Gordon Brown, the Prime Minister of Great Britain, has signaled that he wants to see poor countries develop through trade rather than aid. The new Prime Minister has even appointed a minister with joint responsibility for the two areas. But charities are planning a major campaign that they believe will expose a flaw in the plan.

While major British companies are investing in the developing world, much of their profit is still banked elsewhere. BBC Radio 4’s File on 4 has learned that almost 100 billion a year is taken out of Africa through accounting practices — several times what the continent receives in aid.

Charles Abugre, head of policy and advocacy for Christian Aid, said this capital flight amounted to “the looting of the continent”. “If we can’t deal with it, there’s no way we can conceive of poor countries detaching themselves from aid dependency,” he said.

Reporting from Kenya on the activities of foreign companies there, File on 4 has discovered evidence of questionable accounting practices — both legal and illegal. Because of the way Kenyan tax laws have evolved, foreign companies can quite lawfully contribute very little in the way of taxes to the country’s economy.

And some other international companies have acted illegally in falsely declaring amounts of tea that are being exported to the UK, according to BBC File on 4’s findings.

In Mombasa, Kenya’s main port town, the tea board has an official working with customs officials to investigate some startling discrepancies. Kenya’s official export statistics say almost 50 million kilos of tea left there in 2005 bound for Britain. But the British import statistics showed 75 million kilos — one and a half times as much — arriving here from Kenya.

A former head of domestic tax for Kenya, Jack Ranguma, told the programme he believed the mismatch was created by customs fraud.

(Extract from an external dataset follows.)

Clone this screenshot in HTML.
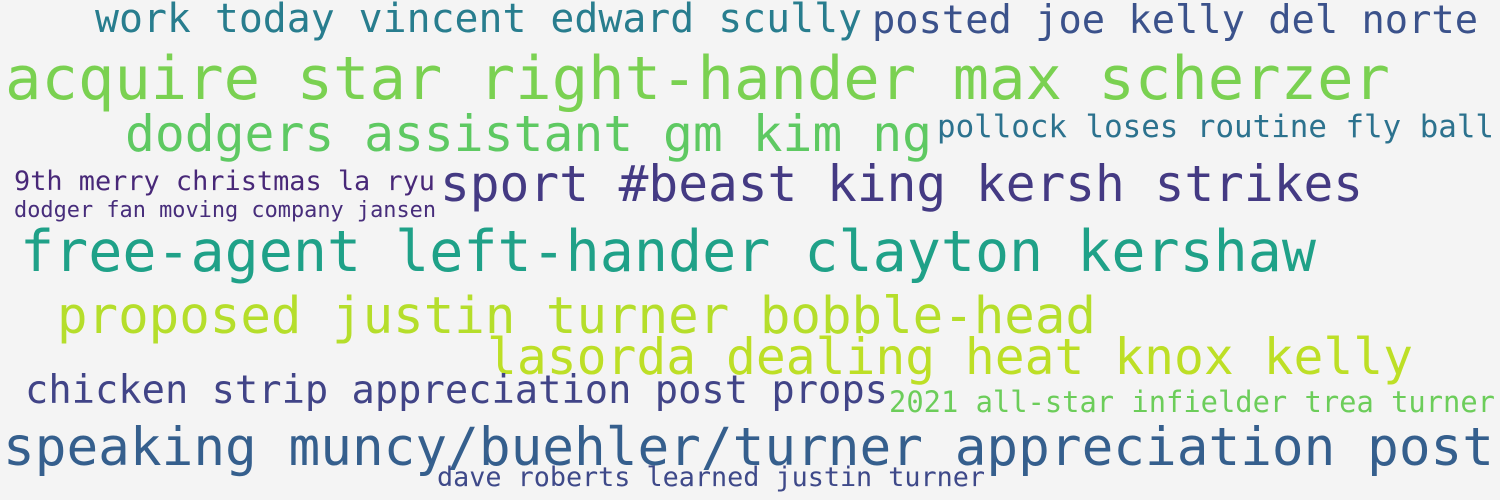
<!DOCTYPE html>
<html><head><meta charset="utf-8"><style>
html,body{margin:0;padding:0;background:#f4f4f4;}
svg{display:block;}
text{font-family:"DejaVu Sans Mono","Liberation Mono",monospace;}
</style></head><body>
<svg width="1500" height="500" xmlns="http://www.w3.org/2000/svg">
<rect width="1500" height="500" fill="#f4f4f4"/>
<text x="95" y="32" font-size="40" fill="#287d8e" textLength="767" lengthAdjust="spacingAndGlyphs">work today vincent edward scully</text>
<text x="872" y="33" font-size="39" fill="#3b528b" textLength="606" lengthAdjust="spacingAndGlyphs">posted joe kelly del norte</text>
<text x="5" y="99" font-size="60" fill="#7ad151" textLength="1385" lengthAdjust="spacingAndGlyphs">acquire star right-hander max scherzer</text>
<text x="125" y="151" font-size="50" fill="#5ec962" textLength="807" lengthAdjust="spacingAndGlyphs">dodgers assistant gm kim ng</text>
<text x="937" y="137" font-size="31" fill="#2c728e" textLength="557" lengthAdjust="spacingAndGlyphs">pollock loses routine fly ball</text>
<text x="14" y="190" font-size="27" fill="#482878" textLength="421" lengthAdjust="spacingAndGlyphs">9th merry christmas la ryu</text>
<text x="14" y="217" font-size="22" fill="#472d7b" textLength="422" lengthAdjust="spacingAndGlyphs">dodger fan moving company jansen</text>
<text x="440" y="201" font-size="50" fill="#443a83" textLength="923" lengthAdjust="spacingAndGlyphs">sport #beast king kersh strikes</text>
<text x="20" y="271" font-size="57" fill="#1fa188" textLength="1296" lengthAdjust="spacingAndGlyphs">free-agent left-hander clayton kershaw</text>
<text x="57" y="333" font-size="51" fill="#b5de2b" textLength="1039" lengthAdjust="spacingAndGlyphs">proposed justin turner bobble-head</text>
<text x="487" y="374" font-size="50" fill="#bddf26" textLength="926" lengthAdjust="spacingAndGlyphs">lasorda dealing heat knox kelly</text>
<text x="25" y="403" font-size="39" fill="#414487" textLength="863" lengthAdjust="spacingAndGlyphs">chicken strip appreciation post props</text>
<text x="889" y="412" font-size="29" fill="#6ccd5a" textLength="606" lengthAdjust="spacingAndGlyphs">2021 all-star infielder trea turner</text>
<text x="3" y="465" font-size="53" fill="#355f8d" textLength="1491" lengthAdjust="spacingAndGlyphs">speaking muncy/buehler/turner appreciation post</text>
<text x="437" y="486" font-size="27" fill="#3e4989" textLength="548" lengthAdjust="spacingAndGlyphs">dave roberts learned justin turner</text>
</svg>
</body></html>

This shows two things, he said. “One, there is a great deal of corruption in Kenya, which is why they are able to prepare documentation which are not consistent with the figures. But more importantly, the companies involved are transferring income. In bald terms what they are doing is to deny Kenya that tax revenue.”

And the country’s Minister for Trade and Industry, Mukhisa Kituyi, called on developed countries to put pressure on companies to behave. He also said Kenya was trying to increase its capacity to prevent these practices from depleting his government’s resources.

But Mr Ranguma, who retired a year ago, expressed doubts about whether the Kenyan government had the commitment and the resources to tackle illegal trade practices. He told the programme he had also discovered widespread under-reporting of profits by flower companies, many of which are owned by Europeans.

What Mr Ranguma had uncovered was the illegal use in Kenya of a legitimate practice known as “transfer pricing” — the means by which firms value their goods for tax purposes when they move them across international borders. In effect, this allows companies to undervalue their products when they leave Kenya and to place their profits elsewhere.